- Genre: Public affairs/investigative news magazine
- Created by: Scott Livingston
- Presented by: Sharyl Attkisson
- Theme music composer: 615 Music
- Opening theme: "Sinclair News Package" by 615 Music
- Country of origin: United States
- Original language: English
- No. of seasons: 4
- No. of episodes: 119

Production
- Executive producer: Batt Humphreys
- Producer: Kim Skeen
- Production locations: Sinclair Broadcast Group Washington Bureau, Washington, D.C.
- Camera setup: Multi-camera
- Running time: 22 minutes
- Production company: Sinclair Television Group

Original release
- Network: Syndication
- Release: October 4, 2015 – present

Related
- News Central

= Full Measure with Sharyl Attkisson =

Sunday morning American public affairs show

Full Measure is an American Sunday morning political affairs and investigative news magazine series hosted by investigative journalist Sharyl Attkisson. The program is produced, broadcast, and syndicated by the Sinclair Television Group. It is shown on most television stations operated by the Sinclair Broadcast Group division, initially broadcast at 9:30 a.m. Eastern Time on Sundays in some stations and later in the day by others. It is also streamed live-to-air on the program's website, FullMeasure.news. Topics often include coverage of government spending or actions considered inappropriate.

==Format==
Full Measure is named after a line in the Gettysburg Address honoring soldiers who died fighting for the United States. The show differs from other Sunday public affairs programs because it does not utilize the common week-in-review political discussion or panel discussion formats, which Attkisson intended to avoid due to the prevalence of existing programs formatted this way. The magazine-format program instead features a mix of multiple long-form reports conducted by Attkisson and a team of correspondents – with a focus on investigative "accountability journalism" centering on political and socioeconomic issues (including wasteful project spending by state and federal governments, political whistleblowing, and fraud and abuse of power by corporations and special interest groups).

The reports featured on the program deal mainly with topical matter that Attkisson considers to be "untouchable topic[s]" by other news organizations, intended to be reported in a manner that would not be "steer[ed] in a [ideological] direction just to prove a point". Although it departs from the standard Sunday morning talk show format, Full Measure also features interviews with political figures in the news.
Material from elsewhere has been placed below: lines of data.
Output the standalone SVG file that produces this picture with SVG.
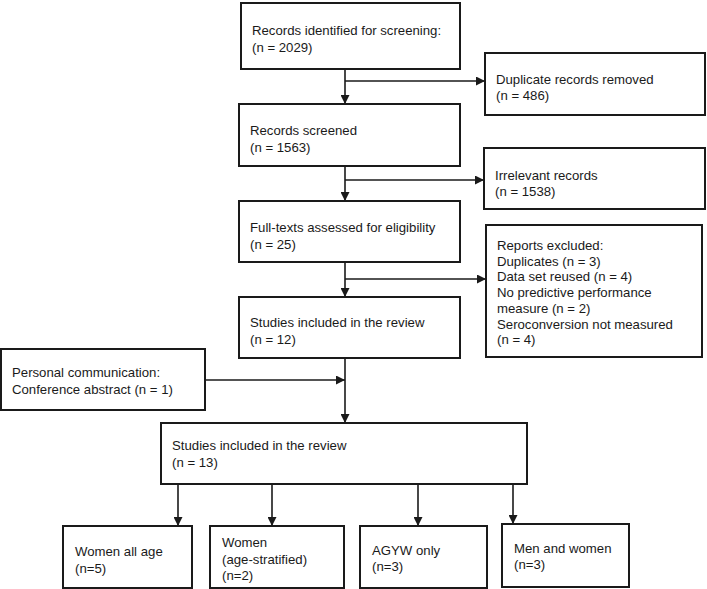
<svg xmlns="http://www.w3.org/2000/svg" width="707" height="589" viewBox="0 0 707 589">
<defs>
<marker id="arr" viewBox="0 0 10 10" refX="10" refY="5" markerWidth="10" markerHeight="9" markerUnits="userSpaceOnUse" orient="auto">
<path d="M0,0 L10,5 L0,10 Z" fill="#1a1a1a"/>
</marker>
<style>
.box{fill:#fff;stroke:#1a1a1a;stroke-width:2}
.lbl{font-family:"Liberation Sans",Arial,sans-serif;font-size:13.2px;fill:#1a1a1a}
.con{fill:none;stroke:#1a1a1a;stroke-width:1.6}
.arr{marker-end:url(#arr)}
</style>
</defs>
<rect width="707" height="589" fill="#fff"/>
<g id="connectors">
<line class="con arr" x1="345" y1="69" x2="345" y2="104"/>
<line class="con arr" x1="345" y1="81" x2="485" y2="81"/>
<line class="con arr" x1="345" y1="166" x2="345" y2="201"/>
<line class="con arr" x1="345" y1="180" x2="484" y2="180"/>
<line class="con arr" x1="345" y1="262" x2="345" y2="297"/>
<line class="con arr" x1="345" y1="279" x2="486" y2="279"/>
<line class="con arr" x1="345" y1="358" x2="345" y2="423"/>
<line class="con arr" x1="205" y1="380" x2="345" y2="380"/>
<line class="con arr" x1="178" y1="484" x2="178" y2="526"/>
<line class="con arr" x1="272" y1="484" x2="272" y2="526"/>
<line class="con arr" x1="418" y1="484" x2="418" y2="526"/>
<line class="con arr" x1="513" y1="484" x2="513" y2="524"/>
</g>
<g id="n_identified">
<rect class="box" x="241" y="3" width="219" height="66"/>
<text class="lbl" x="252" y="35">Records identified for screening:</text>
<text class="lbl" x="252" y="52">(n = 2029)</text>
</g>
<g id="n_duplicates">
<rect class="box" x="485" y="53" width="220" height="62"/>
<text class="lbl" x="496" y="84">Duplicate records removed</text>
<text class="lbl" x="496" y="100">(n = 486)</text>
</g>
<g id="n_screened">
<rect class="box" x="239" y="104" width="221" height="62"/>
<text class="lbl" x="250" y="135">Records screened</text>
<text class="lbl" x="250" y="152">(n = 1563)</text>
</g>
<g id="n_irrelevant">
<rect class="box" x="484" y="148" width="221" height="61"/>
<text class="lbl" x="495" y="180">Irrelevant records</text>
<text class="lbl" x="495" y="196">(n = 1538)</text>
</g>
<g id="n_fulltext">
<rect class="box" x="239" y="201" width="221" height="61"/>
<text class="lbl" x="250" y="232">Full-texts assessed for eligibility</text>
<text class="lbl" x="250" y="249">(n = 25)</text>
</g>
<g id="n_excluded">
<rect class="box" x="486" y="225" width="216" height="132"/>
<text class="lbl" x="497" y="250">Reports excluded:</text>
<text class="lbl" x="497" y="266">Duplicates (n = 3)</text>
<text class="lbl" x="497" y="281">Data set reused (n = 4)</text>
<text class="lbl" x="497" y="297">No predictive performance</text>
<text class="lbl" x="497" y="313">measure (n = 2)</text>
<text class="lbl" x="497" y="329">Seroconversion not measured</text>
<text class="lbl" x="497" y="344">(n = 4)</text>
</g>
<g id="n_included12">
<rect class="box" x="239" y="297" width="221" height="61"/>
<text class="lbl" x="250" y="327">Studies included in the review</text>
<text class="lbl" x="250" y="344">(n = 12)</text>
</g>
<g id="n_personal">
<rect class="box" x="1" y="349" width="204" height="61"/>
<text class="lbl" x="12" y="377">Personal communication:</text>
<text class="lbl" x="12" y="394">Conference abstract (n = 1)</text>
</g>
<g id="n_included13">
<rect class="box" x="161" y="423" width="366" height="61"/>
<text class="lbl" x="172" y="450">Studies included in the review</text>
<text class="lbl" x="172" y="467">(n = 13)</text>
</g>
<g id="n_women_all">
<rect class="box" x="63" y="526" width="129" height="62"/>
<text class="lbl" x="75" y="556">Women all age</text>
<text class="lbl" x="75" y="573">(n=5)</text>
</g>
<g id="n_women_strat">
<rect class="box" x="210" y="526" width="134" height="62"/>
<text class="lbl" x="222" y="547">Women</text>
<text class="lbl" x="222" y="564">(age-stratified)</text>
<text class="lbl" x="222" y="580">(n=2)</text>
</g>
<g id="n_agyw">
<rect class="box" x="360" y="526" width="127" height="62"/>
<text class="lbl" x="372" y="555">AGYW only</text>
<text class="lbl" x="372" y="571">(n=3)</text>
</g>
<g id="n_men_women">
<rect class="box" x="502" y="524" width="127" height="63"/>
<text class="lbl" x="514" y="553">Men and women</text>
<text class="lbl" x="514" y="569">(n=3)</text>
</g>
</svg>
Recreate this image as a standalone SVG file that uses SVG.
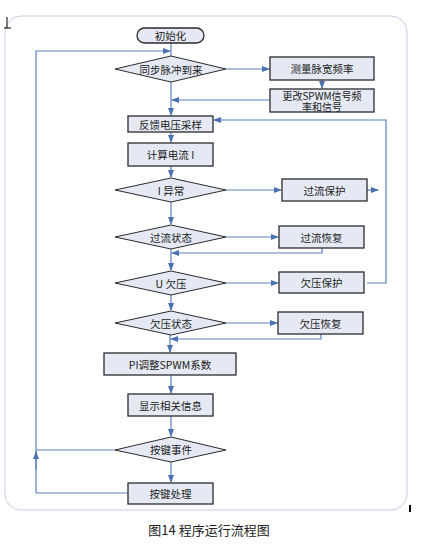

The premiere broadcast on October 4, 2015 featured an interview conducted by Attkisson with Republican presidential candidate Donald Trump. Sinclair executive David Smith met with Trump during the 2016 election year, in which he told the future president, "We are here to deliver your message." It was part of a pitch to have reporters embedded in the Trump campaign.

==Production and development==
On April 22, 2015, Sinclair Broadcast Group announced that it reached an agreement with Attkisson to host a half-hour weekly Washington, D.C.–based news program that would debut on most of Sinclair's ABC, NBC, CBS, Fox, and CW-affiliated stations in 79 markets, including those operated by partner companies such as Deerfield Media and Cunningham Broadcasting that fall. The creation of the Full Measure program came as Sinclair began to venture further into original programming development (having already produced a weekly program for Ring of Honor after its 2011 purchase of the wrestling promotion, as well as owning the American Sports Network syndication service, and the distribution of The Right Side with conservative commentator Armstrong Williams, who has an interest in Howard Stirk Holdings, another company close to Sinclair), a move solidified through an investment/development deal with The Tornante Company (owned by former Walt Disney Company CEO Michael Eisner) which was announced that July.

Attkisson had been working as a freelance correspondent for Sinclair's Washington bureau since 2014 after she resigned as Washington, D.C. bureau correspondent for CBS News the year before, following claims detailed in her 2014 book, Stonewalled, that computers in Attkisson's CBS office were hacked and infected with spyware, and that the correspondent experienced editorial interference from CBS News management while trying to report in a manner she perceived as fair. The contentious topics related to the Obama administration, such as the investigation of the 2012 Benghazi attack and the rollout of the Patient Protection and Affordable Care Act. Attkisson had filed reports syndicated to the Sinclair group's news-producing stations for their local evening newscasts, and then she officially joined the Sinclair bureau full-time in June 2015.

In announcing the program, its title, and premiere date, Sinclair Television Group vice president of news Scott Livingston stated that the program's goal is "to provide the context and perspective on major issues impacting our viewers", and he noted that Attkisson's "unwavering commitment to exposing government waste, abuse and impropriety will be the foundation of our news program". Several former CBS News production staff members were hired for the program, including its executive producer, Batt Humphreys (who formerly served as executive producer of The Early Show and as the division's director of Standards and Practices).

Sinclair gave Attkisson editorial control of Full Measure, allowing it to deal with topics that may be perceived as controversial or having a political or ideological agenda. Sinclair has been criticized by some media advocacy groups in the past for its syndicated weekly conservative commentary segments hosted by company vice president Mark Hyman since 2003 and has produced programs critical of Democratic candidates in past presidential elections.